##### SOURCE MATERIAL

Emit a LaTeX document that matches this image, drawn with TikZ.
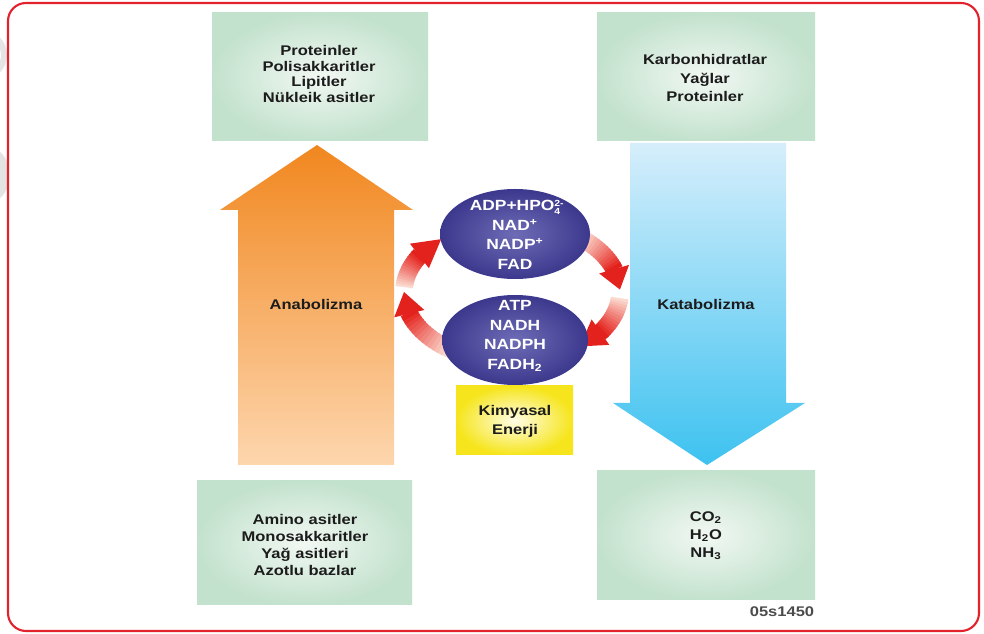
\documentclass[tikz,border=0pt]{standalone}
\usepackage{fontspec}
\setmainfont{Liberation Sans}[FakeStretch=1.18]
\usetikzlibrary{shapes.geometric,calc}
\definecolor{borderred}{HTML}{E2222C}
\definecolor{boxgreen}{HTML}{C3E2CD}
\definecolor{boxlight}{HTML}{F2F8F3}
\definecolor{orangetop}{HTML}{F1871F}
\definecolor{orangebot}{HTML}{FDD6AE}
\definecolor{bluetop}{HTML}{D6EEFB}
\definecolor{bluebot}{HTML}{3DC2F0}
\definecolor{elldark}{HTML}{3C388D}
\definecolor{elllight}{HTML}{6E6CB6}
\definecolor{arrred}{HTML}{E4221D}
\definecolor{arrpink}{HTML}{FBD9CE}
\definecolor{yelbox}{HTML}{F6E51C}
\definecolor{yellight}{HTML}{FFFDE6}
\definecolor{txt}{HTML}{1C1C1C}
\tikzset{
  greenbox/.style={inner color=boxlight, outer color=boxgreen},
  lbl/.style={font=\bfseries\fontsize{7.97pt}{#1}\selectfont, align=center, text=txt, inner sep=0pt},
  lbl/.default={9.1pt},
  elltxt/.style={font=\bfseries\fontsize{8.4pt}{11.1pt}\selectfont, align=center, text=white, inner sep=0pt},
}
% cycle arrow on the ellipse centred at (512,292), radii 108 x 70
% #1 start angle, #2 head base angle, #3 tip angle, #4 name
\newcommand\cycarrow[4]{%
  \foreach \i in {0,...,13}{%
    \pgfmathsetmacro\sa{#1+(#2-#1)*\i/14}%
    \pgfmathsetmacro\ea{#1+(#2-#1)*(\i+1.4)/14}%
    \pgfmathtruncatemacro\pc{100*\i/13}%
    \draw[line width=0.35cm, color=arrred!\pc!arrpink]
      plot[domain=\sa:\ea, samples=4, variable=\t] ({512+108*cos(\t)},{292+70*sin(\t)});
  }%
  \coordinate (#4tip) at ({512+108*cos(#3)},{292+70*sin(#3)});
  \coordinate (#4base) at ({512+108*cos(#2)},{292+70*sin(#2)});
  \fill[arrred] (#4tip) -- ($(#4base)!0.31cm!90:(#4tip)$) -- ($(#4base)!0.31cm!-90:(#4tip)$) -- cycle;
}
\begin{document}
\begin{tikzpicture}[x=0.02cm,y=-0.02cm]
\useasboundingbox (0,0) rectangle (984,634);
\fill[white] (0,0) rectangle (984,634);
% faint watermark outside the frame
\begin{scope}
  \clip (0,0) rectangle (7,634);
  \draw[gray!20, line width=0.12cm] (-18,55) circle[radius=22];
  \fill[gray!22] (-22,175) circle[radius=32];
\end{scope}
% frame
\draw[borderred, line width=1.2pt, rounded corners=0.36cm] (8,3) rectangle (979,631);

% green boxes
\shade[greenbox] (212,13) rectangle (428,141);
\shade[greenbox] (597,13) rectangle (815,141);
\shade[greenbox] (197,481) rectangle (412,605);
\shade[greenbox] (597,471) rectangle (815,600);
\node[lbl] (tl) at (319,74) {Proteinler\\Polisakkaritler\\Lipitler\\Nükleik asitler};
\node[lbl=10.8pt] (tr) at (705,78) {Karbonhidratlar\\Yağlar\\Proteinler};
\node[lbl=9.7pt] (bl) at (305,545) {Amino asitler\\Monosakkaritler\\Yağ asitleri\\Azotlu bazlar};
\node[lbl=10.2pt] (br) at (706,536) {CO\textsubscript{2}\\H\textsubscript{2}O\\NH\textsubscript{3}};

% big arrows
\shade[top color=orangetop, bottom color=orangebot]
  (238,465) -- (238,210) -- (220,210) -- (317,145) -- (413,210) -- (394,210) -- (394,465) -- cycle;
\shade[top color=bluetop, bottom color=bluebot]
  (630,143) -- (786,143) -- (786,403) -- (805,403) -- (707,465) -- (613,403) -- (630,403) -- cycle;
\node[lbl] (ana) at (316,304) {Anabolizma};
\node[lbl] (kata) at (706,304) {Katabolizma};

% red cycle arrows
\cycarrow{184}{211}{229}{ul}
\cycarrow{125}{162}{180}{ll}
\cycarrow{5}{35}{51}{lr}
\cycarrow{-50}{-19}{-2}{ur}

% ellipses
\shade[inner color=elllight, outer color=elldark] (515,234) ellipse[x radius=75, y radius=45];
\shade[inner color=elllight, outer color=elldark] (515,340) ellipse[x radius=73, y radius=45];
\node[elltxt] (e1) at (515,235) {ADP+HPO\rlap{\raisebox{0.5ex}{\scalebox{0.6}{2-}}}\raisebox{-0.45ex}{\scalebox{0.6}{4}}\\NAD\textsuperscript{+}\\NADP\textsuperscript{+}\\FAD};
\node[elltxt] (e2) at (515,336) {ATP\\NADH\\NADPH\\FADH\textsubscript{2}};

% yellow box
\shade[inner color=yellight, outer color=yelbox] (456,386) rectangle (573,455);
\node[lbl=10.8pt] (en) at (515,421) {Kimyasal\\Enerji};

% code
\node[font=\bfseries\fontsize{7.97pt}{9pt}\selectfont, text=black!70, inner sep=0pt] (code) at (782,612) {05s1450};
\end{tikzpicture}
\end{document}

##########

PROBLEM
Set down all the data again exactly as above, pictures excluded.

EXERCISE OUTPUT
Emit a LaTeX document that matches this image, drawn with TikZ.
\documentclass[tikz,border=0pt]{standalone}
\usepackage{fontspec}
\setmainfont{Liberation Sans}[FakeStretch=1.18]
\usetikzlibrary{shapes.geometric,calc}
\definecolor{borderred}{HTML}{E2222C}
\definecolor{boxgreen}{HTML}{C3E2CD}
\definecolor{boxlight}{HTML}{F2F8F3}
\definecolor{orangetop}{HTML}{F1871F}
\definecolor{orangebot}{HTML}{FDD6AE}
\definecolor{bluetop}{HTML}{D6EEFB}
\definecolor{bluebot}{HTML}{3DC2F0}
\definecolor{elldark}{HTML}{3C388D}
\definecolor{elllight}{HTML}{6E6CB6}
\definecolor{arrred}{HTML}{E4221D}
\definecolor{arrpink}{HTML}{FBD9CE}
\definecolor{yelbox}{HTML}{F6E51C}
\definecolor{yellight}{HTML}{FFFDE6}
\definecolor{txt}{HTML}{1C1C1C}
\tikzset{
  greenbox/.style={inner color=boxlight, outer color=boxgreen},
  lbl/.style={font=\bfseries\fontsize{7.97pt}{#1}\selectfont, align=center, text=txt, inner sep=0pt},
  lbl/.default={9.1pt},
  elltxt/.style={font=\bfseries\fontsize{8.4pt}{11.1pt}\selectfont, align=center, text=white, inner sep=0pt},
}
% cycle arrow on the ellipse centred at (512,292), radii 108 x 70
% #1 start angle, #2 head base angle, #3 tip angle, #4 name
\newcommand\cycarrow[4]{%
  \foreach \i in {0,...,13}{%
    \pgfmathsetmacro\sa{#1+(#2-#1)*\i/14}%
    \pgfmathsetmacro\ea{#1+(#2-#1)*(\i+1.4)/14}%
    \pgfmathtruncatemacro\pc{100*\i/13}%
    \draw[line width=0.35cm, color=arrred!\pc!arrpink]
      plot[domain=\sa:\ea, samples=4, variable=\t] ({512+108*cos(\t)},{292+70*sin(\t)});
  }%
  \coordinate (#4tip) at ({512+108*cos(#3)},{292+70*sin(#3)});
  \coordinate (#4base) at ({512+108*cos(#2)},{292+70*sin(#2)});
  \fill[arrred] (#4tip) -- ($(#4base)!0.31cm!90:(#4tip)$) -- ($(#4base)!0.31cm!-90:(#4tip)$) -- cycle;
}
\begin{document}
\begin{tikzpicture}[x=0.02cm,y=-0.02cm]
\useasboundingbox (0,0) rectangle (984,634);
\fill[white] (0,0) rectangle (984,634);
% faint watermark outside the frame
\begin{scope}
  \clip (0,0) rectangle (7,634);
  \draw[gray!20, line width=0.12cm] (-18,55) circle[radius=22];
  \fill[gray!22] (-22,175) circle[radius=32];
\end{scope}
% frame
\draw[borderred, line width=1.2pt, rounded corners=0.36cm] (8,3) rectangle (979,631);

% green boxes
\shade[greenbox] (212,13) rectangle (428,141);
\shade[greenbox] (597,13) rectangle (815,141);
\shade[greenbox] (197,481) rectangle (412,605);
\shade[greenbox] (597,471) rectangle (815,600);
\node[lbl] (tl) at (319,74) {Proteinler\\Polisakkaritler\\Lipitler\\Nükleik asitler};
\node[lbl=10.8pt] (tr) at (705,78) {Karbonhidratlar\\Yağlar\\Proteinler};
\node[lbl=9.7pt] (bl) at (305,545) {Amino asitler\\Monosakkaritler\\Yağ asitleri\\Azotlu bazlar};
\node[lbl=10.2pt] (br) at (706,536) {CO\textsubscript{2}\\H\textsubscript{2}O\\NH\textsubscript{3}};

% big arrows
\shade[top color=orangetop, bottom color=orangebot]
  (238,465) -- (238,210) -- (220,210) -- (317,145) -- (413,210) -- (394,210) -- (394,465) -- cycle;
\shade[top color=bluetop, bottom color=bluebot]
  (630,143) -- (786,143) -- (786,403) -- (805,403) -- (707,465) -- (613,403) -- (630,403) -- cycle;
\node[lbl] (ana) at (316,304) {Anabolizma};
\node[lbl] (kata) at (706,304) {Katabolizma};

% red cycle arrows
\cycarrow{184}{211}{229}{ul}
\cycarrow{125}{162}{180}{ll}
\cycarrow{5}{35}{51}{lr}
\cycarrow{-50}{-19}{-2}{ur}

% ellipses
\shade[inner color=elllight, outer color=elldark] (515,234) ellipse[x radius=75, y radius=45];
\shade[inner color=elllight, outer color=elldark] (515,340) ellipse[x radius=73, y radius=45];
\node[elltxt] (e1) at (515,235) {ADP+HPO\rlap{\raisebox{0.5ex}{\scalebox{0.6}{2-}}}\raisebox{-0.45ex}{\scalebox{0.6}{4}}\\NAD\textsuperscript{+}\\NADP\textsuperscript{+}\\FAD};
\node[elltxt] (e2) at (515,336) {ATP\\NADH\\NADPH\\FADH\textsubscript{2}};

% yellow box
\shade[inner color=yellight, outer color=yelbox] (456,386) rectangle (573,455);
\node[lbl=10.8pt] (en) at (515,421) {Kimyasal\\Enerji};

% code
\node[font=\bfseries\fontsize{7.97pt}{9pt}\selectfont, text=black!70, inner sep=0pt] (code) at (782,612) {05s1450};
\end{tikzpicture}
\end{document}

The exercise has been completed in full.